I'm sure it'll take a few days to really sink in - the long journey home past all the points I've come by will no doubt make me realise quite how far I've cycled and what I've achieved. It was great meeting Rox and her parents there as well - it certainly made it more special to have a friend greet me there, and to go for dinner with later, instead of just finishing alone.
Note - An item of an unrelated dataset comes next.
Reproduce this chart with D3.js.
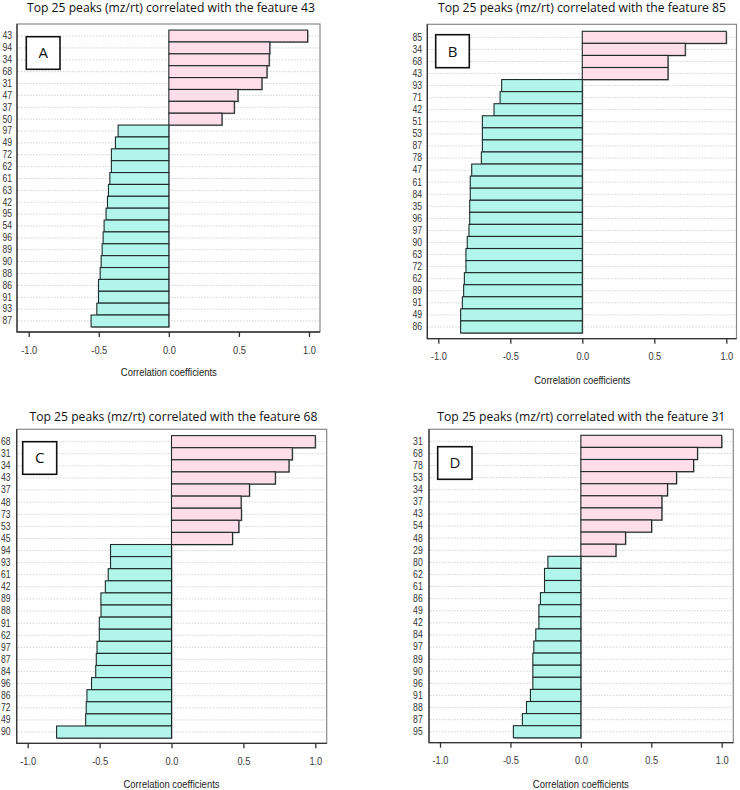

Posing again, this time by the End-to-Enders sign
All day since leaving my B&B I hadn't passed - or even seen - any other touring cyclists, yet I found there were several other end-to-enders at the finish point already. Talking to them it seems most had come along the north coast from Thurso, having turned to follow the A9 north at Latheron rather travelling up the A99 coastal route that I'd done. I'm not sure of the benefit of doing that route since it's longer and doesn't save any hills but it certainly seemed to be the most popular way today.
The last time I'd been in John o'Groats, about 6 years ago, I'd also seen a few cyclists who looked to have just finished LEJOG and who were having their photos taken at the famous sign. This time I've earnt my photo there too - I could raise a smile knowing that I've done the same and proudly feel part of the club.
I've made it. 😎
I can cycle no further.... it's just water now between me and the Orkneys!